DATA:

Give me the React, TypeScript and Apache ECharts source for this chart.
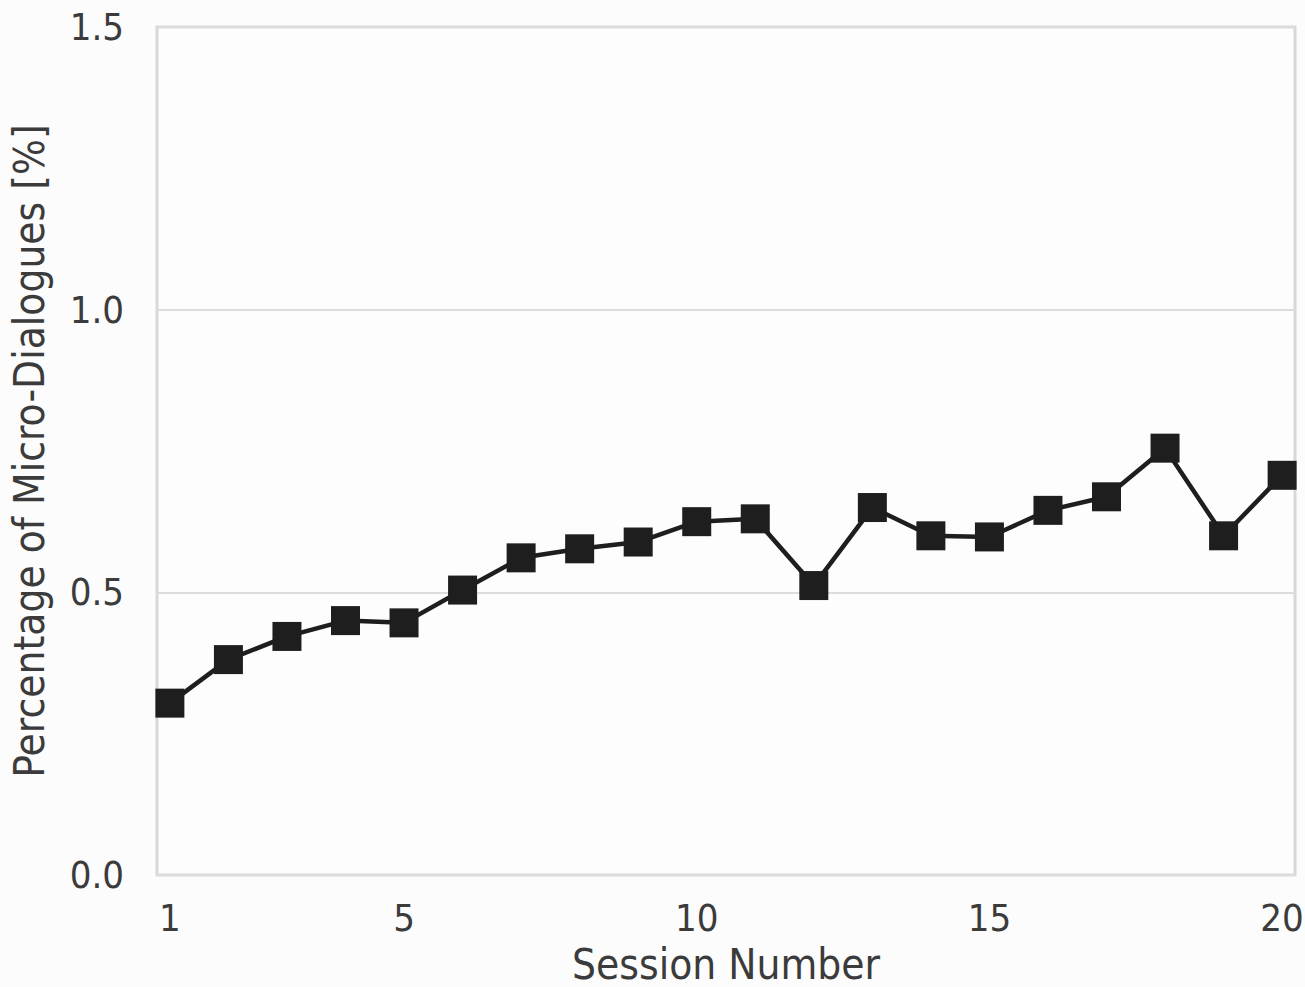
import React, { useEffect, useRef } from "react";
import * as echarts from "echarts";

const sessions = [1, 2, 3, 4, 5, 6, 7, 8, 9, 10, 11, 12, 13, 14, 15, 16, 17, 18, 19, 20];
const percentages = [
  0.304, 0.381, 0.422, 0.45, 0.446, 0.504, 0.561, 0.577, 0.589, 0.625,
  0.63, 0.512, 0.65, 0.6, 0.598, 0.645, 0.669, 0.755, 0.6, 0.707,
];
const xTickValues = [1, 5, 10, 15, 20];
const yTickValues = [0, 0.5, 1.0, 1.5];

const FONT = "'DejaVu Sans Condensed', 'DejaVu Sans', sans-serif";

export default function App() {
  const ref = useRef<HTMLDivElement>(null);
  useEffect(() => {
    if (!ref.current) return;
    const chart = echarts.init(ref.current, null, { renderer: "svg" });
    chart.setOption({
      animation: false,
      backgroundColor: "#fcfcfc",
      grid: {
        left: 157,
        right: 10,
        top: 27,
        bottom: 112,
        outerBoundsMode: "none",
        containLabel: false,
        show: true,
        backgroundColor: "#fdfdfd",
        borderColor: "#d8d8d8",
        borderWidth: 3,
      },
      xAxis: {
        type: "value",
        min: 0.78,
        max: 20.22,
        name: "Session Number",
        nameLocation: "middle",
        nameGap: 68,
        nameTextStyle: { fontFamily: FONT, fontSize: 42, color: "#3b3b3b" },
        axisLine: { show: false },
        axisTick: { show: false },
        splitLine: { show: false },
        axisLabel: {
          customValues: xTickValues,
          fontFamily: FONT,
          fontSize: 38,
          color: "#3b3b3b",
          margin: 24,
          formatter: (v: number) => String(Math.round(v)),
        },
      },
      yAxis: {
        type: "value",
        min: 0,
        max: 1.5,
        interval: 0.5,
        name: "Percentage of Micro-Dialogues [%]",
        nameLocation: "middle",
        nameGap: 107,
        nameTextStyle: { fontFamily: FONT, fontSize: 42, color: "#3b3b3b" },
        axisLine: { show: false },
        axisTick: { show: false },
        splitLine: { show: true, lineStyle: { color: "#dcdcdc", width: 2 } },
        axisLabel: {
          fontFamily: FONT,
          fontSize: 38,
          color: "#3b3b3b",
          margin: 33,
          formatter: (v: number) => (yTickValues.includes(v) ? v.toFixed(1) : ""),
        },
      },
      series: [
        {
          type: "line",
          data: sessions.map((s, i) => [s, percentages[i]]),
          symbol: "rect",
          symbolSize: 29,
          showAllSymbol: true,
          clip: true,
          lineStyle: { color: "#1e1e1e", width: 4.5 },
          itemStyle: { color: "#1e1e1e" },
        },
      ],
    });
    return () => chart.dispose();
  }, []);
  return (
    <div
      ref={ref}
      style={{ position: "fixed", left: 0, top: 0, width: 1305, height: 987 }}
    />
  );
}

TASK: Restate the data above exactly, stripping out each image.

COMPLETED EXERCISE:
Give me the React, TypeScript and Apache ECharts source for this chart.
import React, { useEffect, useRef } from "react";
import * as echarts from "echarts";

const sessions = [1, 2, 3, 4, 5, 6, 7, 8, 9, 10, 11, 12, 13, 14, 15, 16, 17, 18, 19, 20];
const percentages = [
  0.304, 0.381, 0.422, 0.45, 0.446, 0.504, 0.561, 0.577, 0.589, 0.625,
  0.63, 0.512, 0.65, 0.6, 0.598, 0.645, 0.669, 0.755, 0.6, 0.707,
];
const xTickValues = [1, 5, 10, 15, 20];
const yTickValues = [0, 0.5, 1.0, 1.5];

const FONT = "'DejaVu Sans Condensed', 'DejaVu Sans', sans-serif";

export default function App() {
  const ref = useRef<HTMLDivElement>(null);
  useEffect(() => {
    if (!ref.current) return;
    const chart = echarts.init(ref.current, null, { renderer: "svg" });
    chart.setOption({
      animation: false,
      backgroundColor: "#fcfcfc",
      grid: {
        left: 157,
        right: 10,
        top: 27,
        bottom: 112,
        outerBoundsMode: "none",
        containLabel: false,
        show: true,
        backgroundColor: "#fdfdfd",
        borderColor: "#d8d8d8",
        borderWidth: 3,
      },
      xAxis: {
        type: "value",
        min: 0.78,
        max: 20.22,
        name: "Session Number",
        nameLocation: "middle",
        nameGap: 68,
        nameTextStyle: { fontFamily: FONT, fontSize: 42, color: "#3b3b3b" },
        axisLine: { show: false },
        axisTick: { show: false },
        splitLine: { show: false },
        axisLabel: {
          customValues: xTickValues,
          fontFamily: FONT,
          fontSize: 38,
          color: "#3b3b3b",
          margin: 24,
          formatter: (v: number) => String(Math.round(v)),
        },
      },
      yAxis: {
        type: "value",
        min: 0,
        max: 1.5,
        interval: 0.5,
        name: "Percentage of Micro-Dialogues [%]",
        nameLocation: "middle",
        nameGap: 107,
        nameTextStyle: { fontFamily: FONT, fontSize: 42, color: "#3b3b3b" },
        axisLine: { show: false },
        axisTick: { show: false },
        splitLine: { show: true, lineStyle: { color: "#dcdcdc", width: 2 } },
        axisLabel: {
          fontFamily: FONT,
          fontSize: 38,
          color: "#3b3b3b",
          margin: 33,
          formatter: (v: number) => (yTickValues.includes(v) ? v.toFixed(1) : ""),
        },
      },
      series: [
        {
          type: "line",
          data: sessions.map((s, i) => [s, percentages[i]]),
          symbol: "rect",
          symbolSize: 29,
          showAllSymbol: true,
          clip: true,
          lineStyle: { color: "#1e1e1e", width: 4.5 },
          itemStyle: { color: "#1e1e1e" },
        },
      ],
    });
    return () => chart.dispose();
  }, []);
  return (
    <div
      ref={ref}
      style={{ position: "fixed", left: 0, top: 0, width: 1305, height: 987 }}
    />
  );
}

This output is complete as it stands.